Comme un parfum rémanent qui laisse planer longtemps ses effluves, il faut maintenant à nouveau s'habituer à l'oubli. A nouveau accueillir malgré soi les ténèbres. Se réapproprier l'espace infini du vacant. Du manquant. Offrir au silence son tribut quotidien. Il ne demande rien, le silence, et surtout pas votre avis : il prend son obole, et vous laisse comme vidé de votre sang. Jusqu'à son prochain passage, dans la fraction de seconde suivante.
A nouveau, retomber dans le vice du vide. Se réaccoupler avec l'ennui. Copuler avec la solitude. Et puis, feindre encore... Feindre de ne rien manquer. De ne manquer de rien. Et combler, coûte que coûte, chaque particule de vie, chaque moment saccadé du jour et de la nuit. Pour ne pas avoir à penser. Pour n'avoir pas à penser qu'il faut oublier de penser à.... Il y a pire que l'absence : la présence permanente de l'inexistence. De l'inexistant. Cet inexistant qui, comme un parfum rémanent, pénètre jusqu'aux entrailles les plus intimes. Qui s'insuffle dans le plus hermétique des interstices, sans échappatoire connue. Qui s'immisce dans le moindre pore, sans possibilité de rémission. Et qui prend toute la place. Toute la place....... Toute cette place qui aurait dû revenir, de plein droit, au plus merveilleux des sentiments inhérents au genre humain.
Rien ne nourrit mieux l'absence que la conscience du néant total, qu'il implique et qu'il provoque. Qu'elle réplique et qu'elle invoque.

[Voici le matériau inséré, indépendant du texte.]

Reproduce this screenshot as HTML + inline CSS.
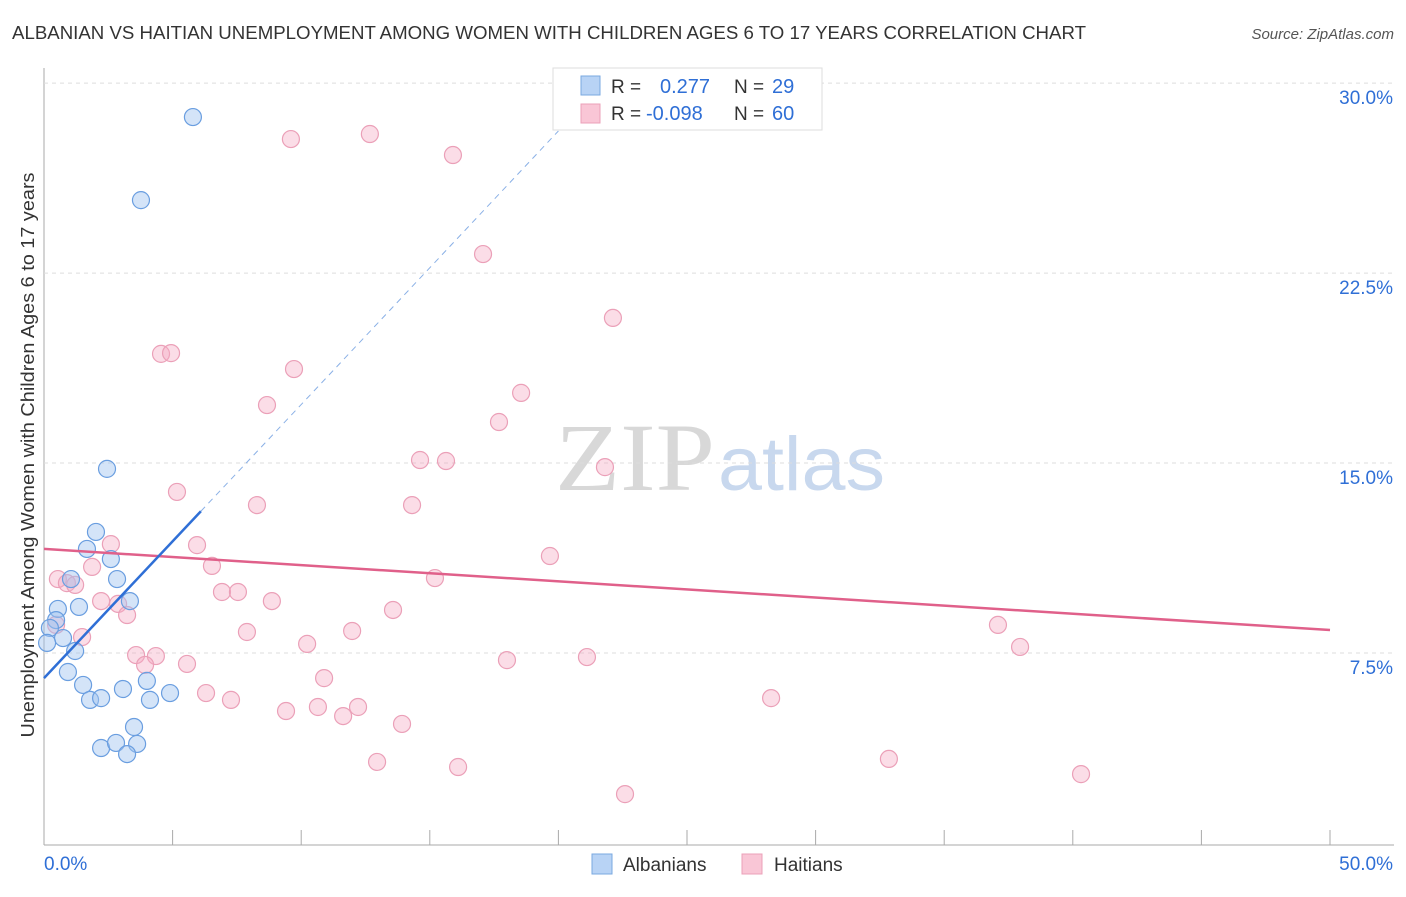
<!DOCTYPE html>
<html><head><meta charset="utf-8"><style>
body{margin:0;background:#fff;font-family:"Liberation Sans",sans-serif;}
</style></head><body>
<svg id="c" width="1406" height="892" style="font-family:'Liberation Sans',sans-serif">
<text x="12" y="39" font-size="18" fill="#333" textLength="1074" lengthAdjust="spacingAndGlyphs">ALBANIAN VS HAITIAN UNEMPLOYMENT AMONG WOMEN WITH CHILDREN AGES 6 TO 17 YEARS CORRELATION CHART</text>
<text x="1394" y="39" font-size="15" fill="#555" text-anchor="end" font-style="italic">Source: ZipAtlas.com</text>
<text x="555" y="490" font-size="96" fill="#d8d8d8" textLength="160" lengthAdjust="spacingAndGlyphs" font-family="Liberation Serif">ZIP</text>
<text x="718" y="490" font-size="76" fill="#c8d8ee" textLength="167" lengthAdjust="spacingAndGlyphs">atlas</text>
<text transform="translate(34,455) rotate(-90)" font-size="18" fill="#333" text-anchor="middle" textLength="565" lengthAdjust="spacingAndGlyphs">Unemployment Among Women with Children Ages 6 to 17 years</text>
<g id="grid"></g><g id="marks"></g>
<g>
<rect x="553" y="68" width="269" height="62" fill="#fff" stroke="#ddd"/>
<rect x="581" y="76" width="19" height="19" fill="#b8d3f5" stroke="#7aa8e0"/>
<rect x="581" y="104" width="19" height="19" fill="#f9c6d6" stroke="#eba0b8"/>
<text x="611" y="93" font-size="19" fill="#333">R = </text><text x="660" y="93" font-size="20" fill="#2f6fd6">0.277</text>
<text x="734" y="93" font-size="19" fill="#333">N = </text><text x="772" y="93" font-size="20" fill="#2f6fd6">29</text>
<text x="611" y="120" font-size="19" fill="#333">R = </text><text x="646" y="120" font-size="20" fill="#2f6fd6">-0.098</text>
<text x="734" y="120" font-size="19" fill="#333">N = </text><text x="772" y="120" font-size="20" fill="#2f6fd6">60</text>
</g>
<g>
<rect x="592" y="854" width="20" height="20" fill="#b8d3f5" stroke="#7aa8e0"/>
<text x="623" y="871" font-size="19" fill="#333">Albanians</text>
<rect x="742" y="854" width="20" height="20" fill="#f9c6d6" stroke="#eba0b8"/>
<text x="774" y="871" font-size="19" fill="#333">Haitians</text>
</g>
</svg>
<script>
const blueX=[5.79,3.77,2.45,2.02,1.67,2.60,1.05,2.84,0.54,1.36,3.34,0.47,0.23,0.74,0.12,1.21,0.93,1.52,3.07,4.00,4.90,1.79,2.22,4.12,3.50,2.22,2.80,3.62,3.23];
const blueY=[28.66,25.38,14.77,12.28,11.61,11.21,10.42,10.42,9.24,9.32,9.55,8.80,8.49,8.09,7.90,7.58,6.75,6.24,6.08,6.40,5.92,5.65,5.72,5.65,4.58,3.75,3.95,3.91,3.51];
const pinkX=[9.60,12.67,15.90,17.07,22.12,4.55,4.94,9.72,18.55,8.67,17.69,14.62,15.63,21.81,5.17,8.28,14.31,5.95,2.60,19.67,1.87,6.53,0.54,0.89,1.21,15.20,6.92,7.54,2.22,2.88,8.86,3.23,13.57,0.47,1.48,7.89,11.98,37.09,10.23,3.58,4.35,3.93,5.56,21.11,18.00,37.95,10.89,6.30,7.27,28.27,9.41,10.65,11.63,12.21,13.92,12.95,16.10,32.85,40.32,22.59];
const pinkY=[27.79,27.99,27.16,23.25,20.73,19.31,19.34,18.71,17.77,17.29,16.62,15.12,15.08,14.84,13.86,13.34,13.34,11.76,11.80,11.33,10.90,10.94,10.42,10.26,10.19,10.46,9.91,9.91,9.55,9.44,9.55,9.00,9.20,8.61,8.13,8.33,8.37,8.61,7.86,7.42,7.38,7.03,7.07,7.34,7.22,7.74,6.51,5.92,5.65,5.72,5.21,5.37,5.01,5.37,4.70,3.20,3.00,3.32,2.72,1.93];
const yTicks=[7.5,15,22.5,30];
const yTickLabels=["7.5%","15.0%","22.5%","30.0%"];
const xTicks=[0,5,10,15,20,25,30,35,40,45,50];
const blueTrend=[6.51,1.08];   // intercept, slope
const pinkTrend=[11.61,-0.064];
const X=v=>44+v*25.72, Y=v=>843-v*25.33;
const NS="http://www.w3.org/2000/svg";
function mk(t,a,p){const e=document.createElementNS(NS,t);for(const k in a)e.setAttribute(k,a[k]);p.appendChild(e);return e;}
const g=document.getElementById('grid'), m=document.getElementById('marks');
let ax=mk('line',{x1:44,y1:68,x2:44,y2:845,stroke:'#aaa'},g);


let bx=mk('line',{x1:44,y1:845,x2:1394,y2:845,stroke:'#aaa'},g);


yTicks.forEach((v,i)=>{
 let l=mk('line',{x1:44,y1:Y(v),x2:1394,y2:Y(v),stroke:'#ddd','stroke-dasharray':'4,4'},g);
 
 
 let t=mk('text',{x:1393,y:Y(v)+21,'font-size':19,fill:'#2f6fd6','text-anchor':'end'},g);t.textContent=yTickLabels[i];
 
 
});
xTicks.forEach(v=>{if(v>0){let l=mk('line',{x1:X(v),y1:830,x2:X(v),y2:845,stroke:'#aaa'},g);
 
 }});
let t0=mk('text',{x:44,y:870,'font-size':19,fill:'#2f6fd6'},g);t0.textContent='0.0%';


let t1=mk('text',{x:1393,y:870,'font-size':19,fill:'#2f6fd6','text-anchor':'end'},g);t1.textContent='50.0%';


pinkX.forEach((x,i)=>{let c=mk('circle',{cx:X(x),cy:Y(pinkY[i]),r:8.5,fill:'rgba(246,170,196,0.4)',stroke:'#eba0b8','stroke-width':1.2},m);
 
 });
blueX.forEach((x,i)=>{let c=mk('circle',{cx:X(x),cy:Y(blueY[i]),r:8.5,fill:'rgba(160,196,240,0.45)',stroke:'#6a9ee0','stroke-width':1.2},m);
 
 });
let pl=mk('line',{x1:X(0),y1:Y(pinkTrend[0]),x2:X(50),y2:Y(pinkTrend[0]+50*pinkTrend[1]),stroke:'#e0608a','stroke-width':2.5},m);


let bl=mk('line',{x1:X(0),y1:Y(blueTrend[0]),x2:X(6.1),y2:Y(blueTrend[0]+6.1*blueTrend[1]),stroke:'#2f6fd6','stroke-width':2.5},m);


let bd=mk('line',{x1:X(6.1),y1:Y(blueTrend[0]+6.1*blueTrend[1]),x2:X(20),y2:Y(blueTrend[0]+20*blueTrend[1]),stroke:'#8ab0e6','stroke-width':1,'stroke-dasharray':'6,5'},m);


</script>
</body></html>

Le corps est ici, et l'esprit là.
L'empreinte est ainsi, et le coeur las.
L'abandon, ce parfum rémanent de l'oubli. L'empreinte du silence. Et la haine de soi comme seul refuge.Malgré soi. L'amour d'Autrui ne suffira pas : quelquechose s'est brisé. Quelquechose qui ne se répare pas. Trop souvent rapiécé, cette fois il est à jamais rompu, vidé, éviscéré. Toujours malgré soi...
L'empreinte de Personne. L'emprise indélébile de l'Absence. Une mort qui ne dit pas son nom : il n'y a plus rien à aimer. Et toujours, malgré soi.